千葉県市川市は、史蹟の多い街です。国府台、中山法華経寺などを散策すればいたるところに史蹟や碑が目に付きます。今回はそのなかのひとつを訪ねます。
これが「八幡の藪知らず(八幡不知森)」です。この中に入るとたたりがあると言い伝えられているそうです。だれの祟りなのか、少し長くなりますが、いつも参考にしている『平将門故蹟考(織田完之)』からこの藪に付いての部分を一部引用します。

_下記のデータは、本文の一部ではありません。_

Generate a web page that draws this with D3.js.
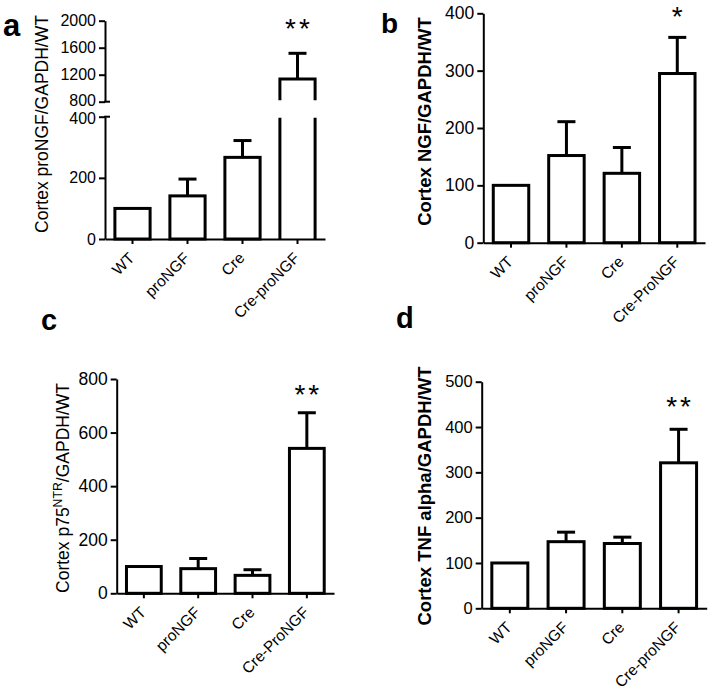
<!DOCTYPE html>
<html><head><meta charset="utf-8">
<script src="https://cdn.jsdelivr.net/npm/d3@7"></script>
<style>
body{margin:0;background:#fff}
svg{display:block}
text{font-family:"Liberation Sans",Arial,sans-serif;fill:#000}
</style>
</head><body>
<svg id="chart" width="712" height="699"></svg>
<script>
// ---------- DATA ----------
const categoriesA = ["WT", "proNGF", "Cre", "Cre-proNGF"];
const valuesA = [100, 141, 267, 1136];
const errorsA = [0, 55, 55, 381];
const ticksALow = [0, 200, 400];
const ticksAHigh = [800, 1200, 1600, 2000];

const categoriesB = ["WT", "proNGF", "Cre", "Cre-ProNGF"];
const valuesB = [100, 152, 121, 295];
const errorsB = [0, 59, 45, 63];
const ticksB = [0, 100, 200, 300, 400];

const categoriesC = ["WT", "proNGF", "Cre", "Cre-ProNGF"];
const valuesC = [100, 92, 67, 541];
const errorsC = [0, 38, 21, 133];
const ticksC = [0, 200, 400, 600, 800];

const categoriesD = ["WT", "proNGF", "Cre", "Cre-proNGF"];
const valuesD = [100, 147, 143, 321];
const errorsD = [0, 21, 14, 74];
const ticksD = [0, 100, 200, 300, 400, 500];

const signifA = ["", "", "", "**"];
const signifB = ["", "", "", "*"];
const signifC = ["", "", "", "**"];
const signifD = ["", "", "", "**"];

// ---------- PANELS ----------
const svg = d3.select("#chart");

const panels = [
  {label: "a", labelPos: [3, 36], labelSize: 31, cats: categoriesA, vals: valuesA, errs: errorsA, sig: signifA, sigOffset: 32,
   x0: 105, x1: 325, tickSize: 16,
   segments: [{domain: [0, 400], range: [239, 116.7], ticks: ticksALow},
              {domain: [800, 2000], range: [101.7, 20.7], ticks: ticksAHigh}],
   ylabel: [{t: "Cortex proNGF/GAPDH/WT"}], ylabelPos: [42, 124], ylabelBold: false, ylabelSize: 17.5},
  {label: "b", labelPos: [381, 33], labelSize: 28, cats: categoriesB, vals: valuesB, errs: errorsB, sig: signifB, sigOffset: 27.5,
   x0: 483.3, x1: 705, tickSize: 17.5,
   segments: [{domain: [0, 400], range: [242.7, 13.3], ticks: ticksB}],
   ylabel: [{t: "Cortex NGF/GAPDH/WT"}], ylabelPos: [425, 121.5], ylabelBold: true, ylabelSize: 18.5},
  {label: "c", labelPos: [41, 330], labelSize: 29, cats: categoriesC, vals: valuesC, errs: errorsC, sig: signifC, sigOffset: 25,
   x0: 116.7, x1: 334, tickSize: 17.5,
   segments: [{domain: [0, 800], range: [593.3, 379], ticks: ticksC}],
   ylabel: [{t: "Cortex p75"}, {t: "NTR", sup: true}, {t: "/GAPDH/WT"}], ylabelPos: [63, 488], ylabelBold: false, ylabelSize: 17.5},
  {label: "d", labelPos: [396, 328], labelSize: 29, cats: categoriesD, vals: valuesD, errs: errorsD, sig: signifD, sigOffset: 30,
   x0: 481.7, x1: 706.7, tickSize: 16.5,
   segments: [{domain: [0, 500], range: [608.3, 381.7], ticks: ticksD}],
   ylabel: [{t: "Cortex TNF alpha/GAPDH/WT"}], ylabelPos: [425, 496], ylabelBold: true, ylabelSize: 18.5}
];

panels.forEach(drawPanel);

function drawPanel(p) {
  const g = svg.append("g");
  const x = d3.scaleBand().domain(p.cats).range([p.x0, p.x1]).paddingInner(0.36).paddingOuter(0.18);
  const bw = x.bandwidth();
  const scales = p.segments.map(s => d3.scaleLinear().domain(s.domain).range(s.range));
  const segOf = v => {
    for (let i = 0; i < p.segments.length; i++) if (v <= p.segments[i].domain[1]) return i;
    return p.segments.length - 1;
  };
  const y = v => scales[segOf(v)](v);
  const y0 = scales[0](0);

  // y axis segments
  p.segments.forEach((s, i) => {
    const ax = g.append("g").attr("transform", `translate(${p.x0},0)`)
      .call(d3.axisLeft(scales[i]).tickValues(s.ticks).tickFormat(d3.format("d"))
        .tickSize(6).tickSizeOuter(0).tickPadding(3));
    styleAxis(ax, p.tickSize);
    if (p.segments.length > 1) {
      const ends = [];
      if (i < p.segments.length - 1) ends.push(s.range[1]);
      if (i > 0) ends.push(s.range[0]);
      ends.forEach(yy => g.append("line").attr("x1", p.x0 - 1).attr("x2", p.x0 + 5)
        .attr("y1", yy).attr("y2", yy).attr("stroke", "#000").attr("stroke-width", 2));
      ax.selectAll(".tick text").filter(d => d === s.domain[1] && i < p.segments.length - 1).attr("dy", "0.45em");
      ax.selectAll(".tick text").filter(d => d === s.domain[0] && i > 0).attr("dy", "0.22em");
    }
  });

  // bars
  p.cats.forEach((c, i) => {
    const v = p.vals[i];
    const xl = x(c), xr = x(c) + bw;
    const si = segOf(v);
    if (si === 0) {
      g.append("rect").attr("x", xl).attr("y", y(v)).attr("width", bw).attr("height", y0 - y(v))
        .attr("fill", "#fff").attr("stroke", "#000").attr("stroke-width", 3);
    } else {
      for (let k = 0; k < si; k++) {
        const r = p.segments[k].range;
        const yb = r[0], yt = r[1] + 1;
        g.append("path").attr("d", `M${xl},${yb}L${xl},${yt}M${xr},${yb}L${xr},${yt}`)
          .attr("fill", "none").attr("stroke", "#000").attr("stroke-width", 3);
      }
      const r = p.segments[si].range;
      g.append("path").attr("d", `M${xl},${r[0] - 1.5}L${xl},${y(v)}L${xr},${y(v)}L${xr},${r[0] - 1.5}`)
        .attr("fill", "none").attr("stroke", "#000").attr("stroke-width", 3).attr("stroke-linejoin", "miter");
    }
    const e = p.errs[i];
    const cx = xl + bw / 2;
    if (e > 0) {
      const ye = y(v + e);
      g.append("line").attr("x1", cx).attr("x2", cx).attr("y1", y(v)).attr("y2", ye)
        .attr("stroke", "#000").attr("stroke-width", 3);
      g.append("line").attr("x1", cx - 9).attr("x2", cx + 9).attr("y1", ye).attr("y2", ye)
        .attr("stroke", "#000").attr("stroke-width", 3);
    }
    if (p.sig[i]) {
      const yc = y(v + e) - p.sigOffset;
      g.append("text").attr("x", cx).attr("y", yc + 16.5).attr("text-anchor", "middle")
        .attr("font-size", 28).attr("letter-spacing", 3).attr("dx", 1.5)
        .text(p.sig[i]);
    }
  });

  // x axis
  const xa = g.append("g").attr("transform", `translate(0,${y0})`)
    .call(d3.axisBottom(x).tickSizeInner(5).tickSizeOuter(0));
  styleAxis(xa, 15.5);
  xa.selectAll(".tick text").attr("x", 0).attr("y", 0).attr("dy", 0)
    .attr("text-anchor", "end").attr("transform", "translate(3,20) rotate(-45)");

  // y label
  const yl = g.append("text")
    .attr("transform", `translate(${p.ylabelPos[0]},${p.ylabelPos[1]}) rotate(-90)`)
    .attr("text-anchor", "middle").attr("font-size", p.ylabelSize)
    .attr("font-weight", p.ylabelBold ? "bold" : "normal").attr("dy", "0.35em");
  p.ylabel.forEach(part => {
    const ts = yl.append("tspan").text(part.t);
    if (part.sup) ts.attr("font-size", p.ylabelSize * 0.7).attr("dy", -7);
    else if (yl.selectAll("tspan").size() > 1) ts.attr("dy", 7);
  });

  // panel label
  g.append("text").attr("x", p.labelPos[0]).attr("y", p.labelPos[1])
    .attr("font-family", "'Open Sans', sans-serif").attr("font-weight", "bold").attr("font-size", p.labelSize)
    .text(p.label);
}

function styleAxis(ax, fs) {
  ax.attr("font-size", null).attr("font-family", null);
  ax.select(".domain").attr("stroke", "#000").attr("stroke-width", 2);
  ax.selectAll(".tick line").attr("stroke", "#000").attr("stroke-width", 2);
  ax.selectAll(".tick text").attr("font-size", fs).attr("fill", "#000");
}
</script>
</body></html>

【江戸名所図絵第二十巻に云く八幡不知森は天慶三年平将門戦没の時六人の近臣その首級を追て此の地に来り此の林中に入りて動かず終に土偶人と顕はれたりしか其の後雷雨に逢て破壊せり此の土を踏む者あれは必ず祟りをなすと】
またおもしろいことにこれにすぐ続けて以下のような記述があります。
【元禄年間水戸西山公此の森林に入り試みられしに出處に迷われたりと傳へ今に森林に入ることを厳禁す】
このすぐ脇に国道をまたぐ歩道橋がありますが、その上から撮った写真が次の写真です。
見るからに周囲をどんどん削り取られやせ細ってしまった感じです。これでは迷子になり様もありません。
千葉県には成田山新勝寺(成田不動)と云うお寺があって、ここは将門調伏の祈祷を行ったとされるため、将門を慕う人々はお参りをしないという伝説もあるように、茨城県の伝説とは幾分ニュアンスが違って見えます。この森の近く(市川市菅野)にも山王山不動院があり成田山と同じ不動尊で将門調伏をしたといいます。